A investigação científica tem vindo também a contribuir para um consenso emergente em torno da ideia de que a desigualdade fragiliza a saúde psicológica. Segundo um estudo de revisãopublicado na revista científica Lancet, a evidência parece apontar para uma associação significativa entre a desigualdade e a prevalência de perturbações de saúde psicológica como a depressão. Parece haver duas formas confluentes pelas quais se estabelece este nexo. Num plano material, a pobreza e a privação parecem contribuir para níveis mais elevados de stress e um acesso deficitário a cuidados de saúde primários. No plano psicossocial, fatores como a insegurança, a menor participação comunitária ou a baixa coesão social parecem influenciar negativamente os indicadores de saúde e bem-estar.

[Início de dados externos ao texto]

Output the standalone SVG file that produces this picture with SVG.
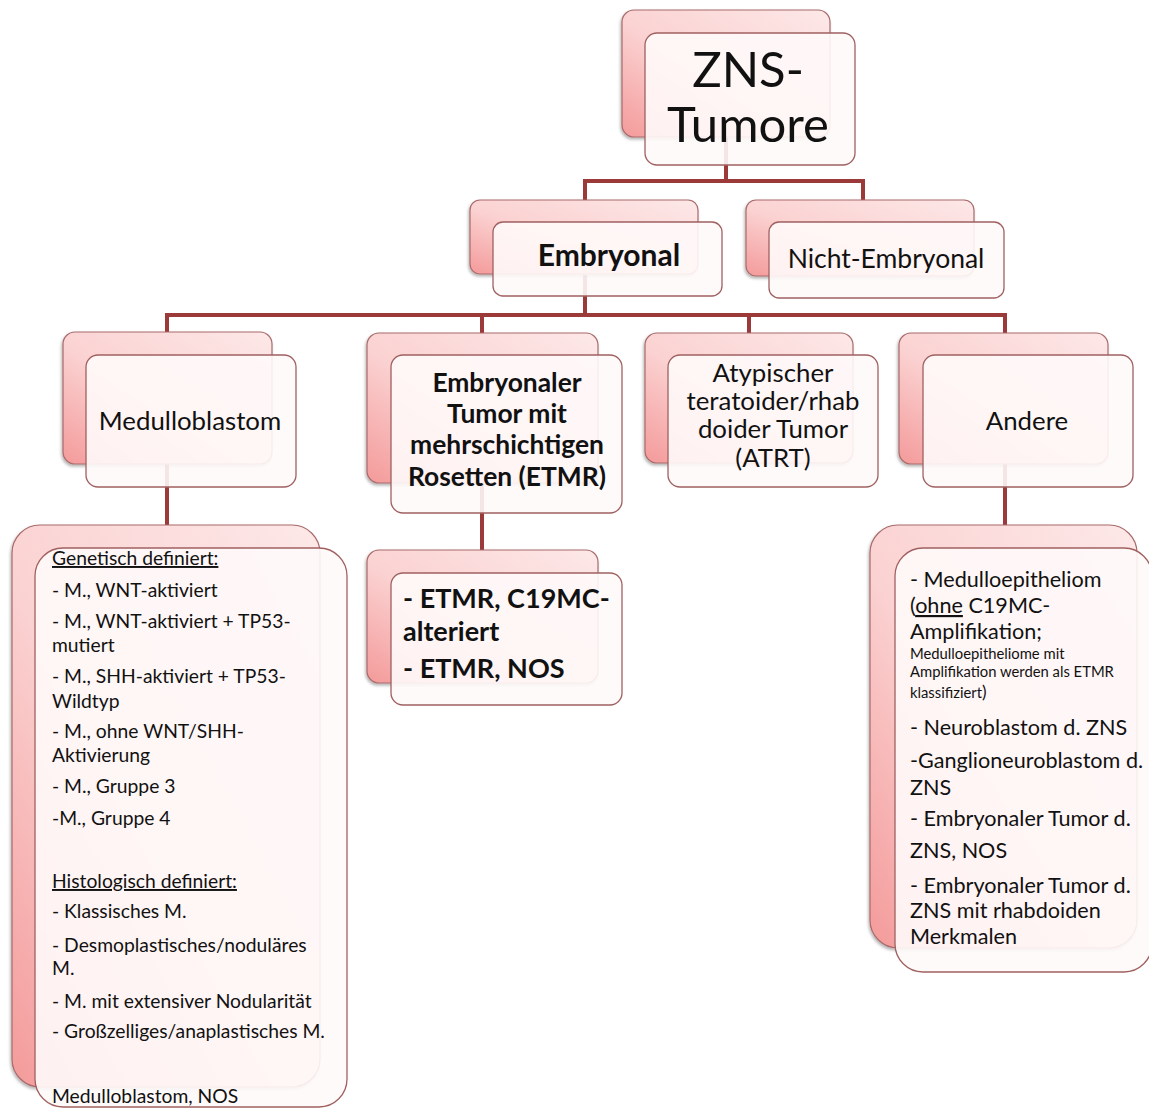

A somar às desigualdades pré-existentes, sabe-se hoje que as repercussões da pandemia por COVID-19 na saúde foram sentidas de forma desproporcionadamente severa nas comunidades mais desfavorecidas e entre grupos minoritários. Os dados mais recentes parecem sugerir que o mesmo se verifica no plano da saúde psicológica. Minorias étnicas, minorias sexuais e de género, mulheres, jovens e desempregados estão entre aqueles que mais sofreram os impactos adversos do isolamento, da insegurança e do abalar do sentido de normalidade e previsibilidade.
Sobre o real impacto da pandemia na saúde psicológica é ainda difícil conjeturar, faltando o tempo e o distanciamento necessários para esse exercício. Sabe-se também que o retrato da saúde psicológica vai desenhar-se em função das decisões tomadas agora e no futuro mais imediato com vista a melhorar o acesso aos cuidados de saúde psicológica e promover a resiliência face aos impactos secundários da crise. Num momento em que intuímos que nada será como dantes, exige-se que inventemos uma nova forma de estar no mundo, um novo “tempo”. Este pode ser o tempo da idealização de um novo estado de coisas, para o qual não se coloque como meta última sobreviver, nem tão pouco se procure apressar um progresso rápido, construído à custa da marginalização. Pode ser o tempo de abandonar definitivamente uma noção museológica de saúde, que estigmatiza e exclui. Pode ser o tempo de projetar uma sociedade em que convictamente se legitime o direito a aspirar ao desenvolvimento máximo de cada pessoa e à concretização do melhor de cada um. Em todos os casos, este terá de ser o tempo da saúde psicológica.
Observação: Ainda que falemos aqui do dia da saúde mental, ao longo do texto é dada preferência ao termo “saúde psicológica”, como forma de nos referirmos não apenas à ausência de perturbação mental, mas a um estado global de bem-estar e a formas tendencialmente adaptativas de pensar, sentir e agir.